#### PROBLEM TO SOLVE
Restate each line of the listing exactly, without carrying over any pictures.

#### PROVIDED MATERIAL

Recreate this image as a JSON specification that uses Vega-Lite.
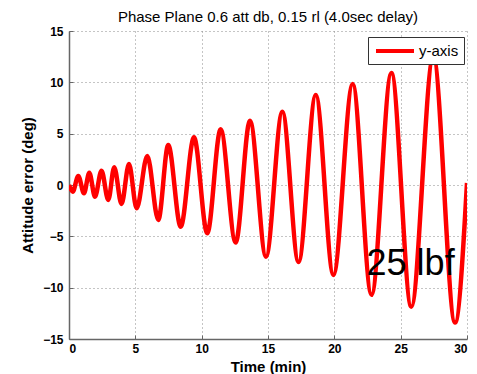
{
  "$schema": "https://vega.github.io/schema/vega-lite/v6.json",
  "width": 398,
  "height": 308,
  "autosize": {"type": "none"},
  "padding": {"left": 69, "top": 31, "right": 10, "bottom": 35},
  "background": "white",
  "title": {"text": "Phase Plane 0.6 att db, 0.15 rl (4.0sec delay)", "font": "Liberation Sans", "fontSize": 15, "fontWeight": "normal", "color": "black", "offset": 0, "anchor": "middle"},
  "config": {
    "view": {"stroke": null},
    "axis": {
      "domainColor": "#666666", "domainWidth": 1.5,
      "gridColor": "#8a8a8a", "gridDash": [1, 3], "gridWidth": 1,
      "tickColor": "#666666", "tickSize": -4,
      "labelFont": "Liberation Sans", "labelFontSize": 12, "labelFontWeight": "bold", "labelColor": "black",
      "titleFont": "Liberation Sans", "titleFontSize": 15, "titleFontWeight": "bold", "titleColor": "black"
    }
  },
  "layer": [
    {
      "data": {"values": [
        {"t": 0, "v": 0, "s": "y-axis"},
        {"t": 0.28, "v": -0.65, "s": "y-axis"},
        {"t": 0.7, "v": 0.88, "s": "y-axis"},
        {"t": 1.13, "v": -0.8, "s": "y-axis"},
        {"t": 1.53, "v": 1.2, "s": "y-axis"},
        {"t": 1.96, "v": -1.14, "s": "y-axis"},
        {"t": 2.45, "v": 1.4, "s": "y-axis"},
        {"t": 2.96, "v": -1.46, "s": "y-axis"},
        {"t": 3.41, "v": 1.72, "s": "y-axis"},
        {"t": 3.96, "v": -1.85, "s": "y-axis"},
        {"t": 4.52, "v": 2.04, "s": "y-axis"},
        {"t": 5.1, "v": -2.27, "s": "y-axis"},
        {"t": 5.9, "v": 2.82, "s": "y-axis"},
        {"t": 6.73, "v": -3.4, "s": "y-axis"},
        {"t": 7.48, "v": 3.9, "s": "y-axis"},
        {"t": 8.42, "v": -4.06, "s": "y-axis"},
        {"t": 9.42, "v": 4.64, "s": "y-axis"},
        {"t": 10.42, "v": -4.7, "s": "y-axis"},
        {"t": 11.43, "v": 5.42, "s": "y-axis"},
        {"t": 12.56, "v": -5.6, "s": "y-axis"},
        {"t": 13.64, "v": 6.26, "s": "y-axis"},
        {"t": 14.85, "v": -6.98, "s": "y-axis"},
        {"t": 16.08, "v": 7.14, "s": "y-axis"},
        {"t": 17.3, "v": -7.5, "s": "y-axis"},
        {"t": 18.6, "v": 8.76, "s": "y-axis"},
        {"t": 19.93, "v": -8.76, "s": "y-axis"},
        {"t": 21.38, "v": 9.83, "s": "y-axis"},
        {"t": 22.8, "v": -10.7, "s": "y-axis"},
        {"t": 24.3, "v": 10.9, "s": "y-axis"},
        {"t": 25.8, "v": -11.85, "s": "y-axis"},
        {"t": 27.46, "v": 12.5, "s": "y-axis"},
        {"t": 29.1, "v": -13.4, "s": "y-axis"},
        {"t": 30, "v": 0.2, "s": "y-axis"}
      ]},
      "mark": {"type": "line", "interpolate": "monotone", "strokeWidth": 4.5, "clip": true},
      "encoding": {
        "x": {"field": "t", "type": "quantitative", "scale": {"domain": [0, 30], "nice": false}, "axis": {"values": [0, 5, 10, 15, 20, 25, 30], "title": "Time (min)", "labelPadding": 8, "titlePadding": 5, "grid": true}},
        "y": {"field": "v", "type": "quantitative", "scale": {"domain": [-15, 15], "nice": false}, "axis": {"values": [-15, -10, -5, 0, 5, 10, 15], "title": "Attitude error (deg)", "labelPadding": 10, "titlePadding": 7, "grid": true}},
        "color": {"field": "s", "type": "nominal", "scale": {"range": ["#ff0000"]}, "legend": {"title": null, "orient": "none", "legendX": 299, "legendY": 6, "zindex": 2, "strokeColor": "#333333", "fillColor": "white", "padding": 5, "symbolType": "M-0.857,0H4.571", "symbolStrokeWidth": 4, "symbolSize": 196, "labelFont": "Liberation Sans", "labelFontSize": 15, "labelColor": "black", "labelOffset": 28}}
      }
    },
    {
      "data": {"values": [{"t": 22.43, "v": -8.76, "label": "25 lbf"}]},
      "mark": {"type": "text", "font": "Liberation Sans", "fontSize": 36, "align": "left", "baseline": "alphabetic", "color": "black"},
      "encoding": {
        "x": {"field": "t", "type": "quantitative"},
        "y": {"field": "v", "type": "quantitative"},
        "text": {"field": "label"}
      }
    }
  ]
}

#### WRITTEN SOLUTION
Recreate this image as a JSON specification that uses Vega-Lite.
{
  "$schema": "https://vega.github.io/schema/vega-lite/v6.json",
  "width": 398,
  "height": 308,
  "autosize": {"type": "none"},
  "padding": {"left": 69, "top": 31, "right": 10, "bottom": 35},
  "background": "white",
  "title": {"text": "Phase Plane 0.6 att db, 0.15 rl (4.0sec delay)", "font": "Liberation Sans", "fontSize": 15, "fontWeight": "normal", "color": "black", "offset": 0, "anchor": "middle"},
  "config": {
    "view": {"stroke": null},
    "axis": {
      "domainColor": "#666666", "domainWidth": 1.5,
      "gridColor": "#8a8a8a", "gridDash": [1, 3], "gridWidth": 1,
      "tickColor": "#666666", "tickSize": -4,
      "labelFont": "Liberation Sans", "labelFontSize": 12, "labelFontWeight": "bold", "labelColor": "black",
      "titleFont": "Liberation Sans", "titleFontSize": 15, "titleFontWeight": "bold", "titleColor": "black"
    }
  },
  "layer": [
    {
      "data": {"values": [
        {"t": 0, "v": 0, "s": "y-axis"},
        {"t": 0.28, "v": -0.65, "s": "y-axis"},
        {"t": 0.7, "v": 0.88, "s": "y-axis"},
        {"t": 1.13, "v": -0.8, "s": "y-axis"},
        {"t": 1.53, "v": 1.2, "s": "y-axis"},
        {"t": 1.96, "v": -1.14, "s": "y-axis"},
        {"t": 2.45, "v": 1.4, "s": "y-axis"},
        {"t": 2.96, "v": -1.46, "s": "y-axis"},
        {"t": 3.41, "v": 1.72, "s": "y-axis"},
        {"t": 3.96, "v": -1.85, "s": "y-axis"},
        {"t": 4.52, "v": 2.04, "s": "y-axis"},
        {"t": 5.1, "v": -2.27, "s": "y-axis"},
        {"t": 5.9, "v": 2.82, "s": "y-axis"},
        {"t": 6.73, "v": -3.4, "s": "y-axis"},
        {"t": 7.48, "v": 3.9, "s": "y-axis"},
        {"t": 8.42, "v": -4.06, "s": "y-axis"},
        {"t": 9.42, "v": 4.64, "s": "y-axis"},
        {"t": 10.42, "v": -4.7, "s": "y-axis"},
        {"t": 11.43, "v": 5.42, "s": "y-axis"},
        {"t": 12.56, "v": -5.6, "s": "y-axis"},
        {"t": 13.64, "v": 6.26, "s": "y-axis"},
        {"t": 14.85, "v": -6.98, "s": "y-axis"},
        {"t": 16.08, "v": 7.14, "s": "y-axis"},
        {"t": 17.3, "v": -7.5, "s": "y-axis"},
        {"t": 18.6, "v": 8.76, "s": "y-axis"},
        {"t": 19.93, "v": -8.76, "s": "y-axis"},
        {"t": 21.38, "v": 9.83, "s": "y-axis"},
        {"t": 22.8, "v": -10.7, "s": "y-axis"},
        {"t": 24.3, "v": 10.9, "s": "y-axis"},
        {"t": 25.8, "v": -11.85, "s": "y-axis"},
        {"t": 27.46, "v": 12.5, "s": "y-axis"},
        {"t": 29.1, "v": -13.4, "s": "y-axis"},
        {"t": 30, "v": 0.2, "s": "y-axis"}
      ]},
      "mark": {"type": "line", "interpolate": "monotone", "strokeWidth": 4.5, "clip": true},
      "encoding": {
        "x": {"field": "t", "type": "quantitative", "scale": {"domain": [0, 30], "nice": false}, "axis": {"values": [0, 5, 10, 15, 20, 25, 30], "title": "Time (min)", "labelPadding": 8, "titlePadding": 5, "grid": true}},
        "y": {"field": "v", "type": "quantitative", "scale": {"domain": [-15, 15], "nice": false}, "axis": {"values": [-15, -10, -5, 0, 5, 10, 15], "title": "Attitude error (deg)", "labelPadding": 10, "titlePadding": 7, "grid": true}},
        "color": {"field": "s", "type": "nominal", "scale": {"range": ["#ff0000"]}, "legend": {"title": null, "orient": "none", "legendX": 299, "legendY": 6, "zindex": 2, "strokeColor": "#333333", "fillColor": "white", "padding": 5, "symbolType": "M-0.857,0H4.571", "symbolStrokeWidth": 4, "symbolSize": 196, "labelFont": "Liberation Sans", "labelFontSize": 15, "labelColor": "black", "labelOffset": 28}}
      }
    },
    {
      "data": {"values": [{"t": 22.43, "v": -8.76, "label": "25 lbf"}]},
      "mark": {"type": "text", "font": "Liberation Sans", "fontSize": 36, "align": "left", "baseline": "alphabetic", "color": "black"},
      "encoding": {
        "x": {"field": "t", "type": "quantitative"},
        "y": {"field": "v", "type": "quantitative"},
        "text": {"field": "label"}
      }
    }
  ]
}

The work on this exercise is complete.